There is nothing romantic in this; nothing heroic

The sad thing is that while we see these kinds of stories,  there are those who still cheer for another preemptive, baseless war.  This time against Iran. An act which will require dehumanizing your opponent as well as your own soul to be able to go in and pull the trigger and justify creating havoc and blood-shed once again – not to defend yourself, but to preemptively go against people whom you suspect, but have no evidence, are up to no good.

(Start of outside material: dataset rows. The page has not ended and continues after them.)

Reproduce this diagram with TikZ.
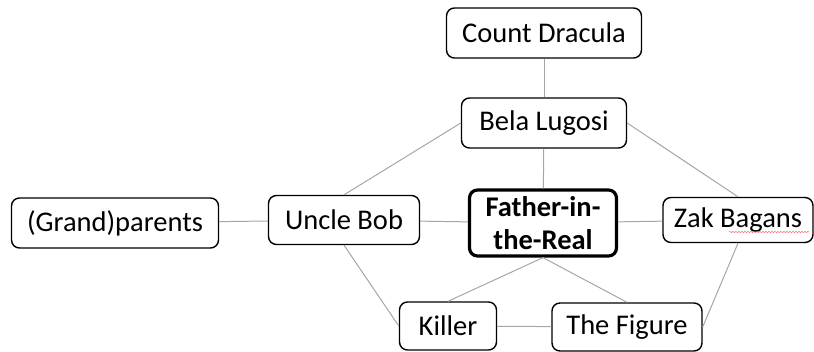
\documentclass[tikz,border=0pt]{standalone}
\usepackage{fontspec}
\setmainfont{Carlito}
\usetikzlibrary{decorations.pathmorphing}

\begin{document}
\begin{tikzpicture}[x=1pt,y=-1pt,
  box/.style={draw, rounded corners=8pt, line width=1.4pt, align=center, inner sep=0pt,
    font=\fontsize{28.5}{33}\selectfont},
  link/.style={draw=gray!70, line width=1pt}]
\useasboundingbox (0,0) rectangle (814,351);
%\draw[step=50,gray,very thin] (0,0) grid (814,351);

\node[box, minimum width=195pt, minimum height=50pt] (dracula) at (544,33) {Count Dracula};
\node[box, minimum width=165pt, minimum height=50pt] (bela) at (544,123) {Bela Lugosi};

\node[box, minimum width=207pt, minimum height=50pt] (parents) at (115,223) {(Grand)parents};
\node[box, minimum width=151pt, minimum height=49pt] (uncle) at (344,220) {Uncle Bob};

\node[box, line width=3.2pt, font=\fontsize{28.5}{33}\selectfont\bfseries,
  minimum width=147pt, minimum height=66pt] (father) at (543,223) {Father-in-\\the-Real};

\node[box, minimum width=150pt, minimum height=45pt] (zak) at (738,220) {Zak Bagans};
% spell check line
\draw[red!60, line width=0.5pt, decorate,
  decoration={snake, amplitude=0.6pt, segment length=3pt}] (729,232) -- (809,232);

\node[box, minimum width=97pt, minimum height=48pt] (killer) at (448,326) {Killer};
\node[box, minimum width=150pt, minimum height=48pt] (figure) at (627,327) {The Figure};

\draw[link] (dracula) -- (bela);
\draw[link] (bela) -- (father);
\draw[link] (bela.west) -- (uncle.north);
\draw[link] (bela.east) -- (zak.north);

\draw[link] (parents) -- (uncle);
\draw[link] (uncle) -- (father);
\draw[link] (father) -- (zak);

\draw[link] (uncle.south) -- (killer.west);
\draw[link] (father.south) -- (killer.north);
\draw[link] (father.south) -- (figure.north);
\draw[link] (killer) -- (figure);
\draw[link] (zak.south) -- (figure.east);

\end{tikzpicture}
\end{document}
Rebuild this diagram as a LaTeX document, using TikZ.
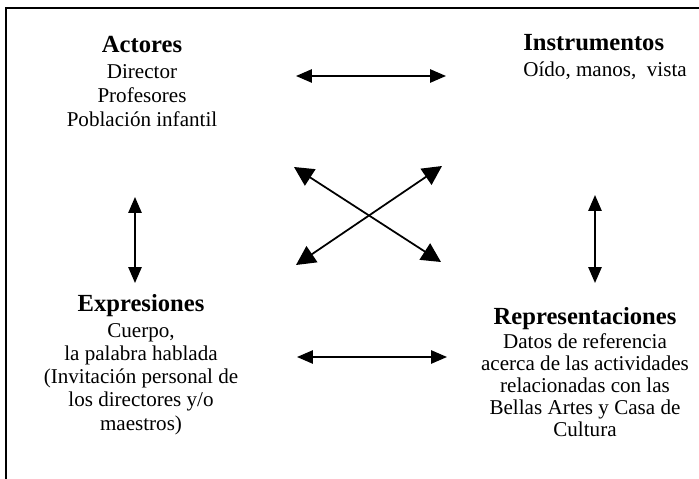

Fighting a war for a decade is insane and requiring young Americans to die and fight in a cause that was always unwinable, is without honor by our elected leaders.

The Public is to Blame

Unfortunately, the public is to blame for this as much as our elected leaders. Remember that they cannot do anything without our consent and unfortunately, the public has been supporting such wars.

A Pew Research Survey found voters strongly in favor of aggression towards Iran. “Of those following the Iran situation,” Pew finds, “54% say the U.S. should take a firm stand against Iran’s actions, while 39% say it is more important to avoid a military conflict with Iran.” Trevor Thrall at The National Interest picked up on this at the time, noting that “support for military action against Iran today is almost exactly the same as support for the invasion of Iraq right before the war began.” And that was after one of the most coordinated and aggressive propaganda efforts in American history.

These people were voted in, they didn’t just take over.

So if you are reading this and you are one of those people who voted for an official that signed off on the war but think that you are absolved of carrying any responsibility towards this since you did not personally pull the trigger, you are sorely mistaken and in high denial. There is as much blood on your hands as on the hands of those soldiers that have been rendered soulless.